What does “8 inches/mile²” correspond to?
It corresponds to tangent drop from the start point. The sagitta at the same distance is about one quarter of that value.
What does "hidden height (approximate)" indicate?
At comparison distance dc, it is the extra target height needed for visibility at observer height h1 compared with the input height h2. Terrain and weather are not included.
Are mountains, buildings, and weather conditions considered?
Not considered. If necessary, combine it with visual analysis using terrain data.
Horizon distance, mutual visibility, and hidden height
Horizon distance from one height
If you only need to know how far one observer can see over a smooth Earth, use the horizon mode with the observer height only. This answers the common search intent “how far can I see from height?”
Mutual visibility between two heights
When both the observer and the target have height above the surface, the calculator combines the two horizons to estimate whether they can see each other across the surface. This is the right mode for ship-to-shore, tower-to-tower, or lookout-to-peak estimates.
Hidden height at a known distance
If you know the comparison distance first, use the horizon mode with dc or switch to Required height.
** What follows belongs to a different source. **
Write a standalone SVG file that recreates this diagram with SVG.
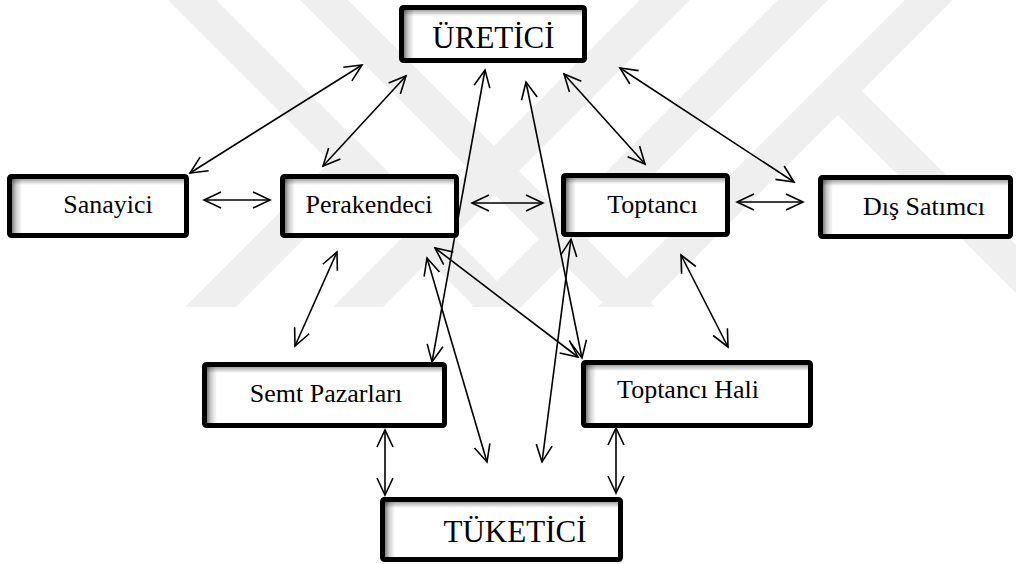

The hidden-height result estimates how much extra target height is needed to clear curvature at that distance under the same k assumption.
Curvature drop vs sagitta
Curvature drop is the tangent-based drop from the start point, while sagitta is the maximum midpoint difference between an arc and a chord. Use drop for the familiar “8 inches per mile squared” style discussion and sagitta when you need the geometric center difference.
What this page does not include
This page does not include terrain screening, buildings, tree cover, or visibility loss from haze. If those factors dominate your case, treat these numbers as a curvature baseline only.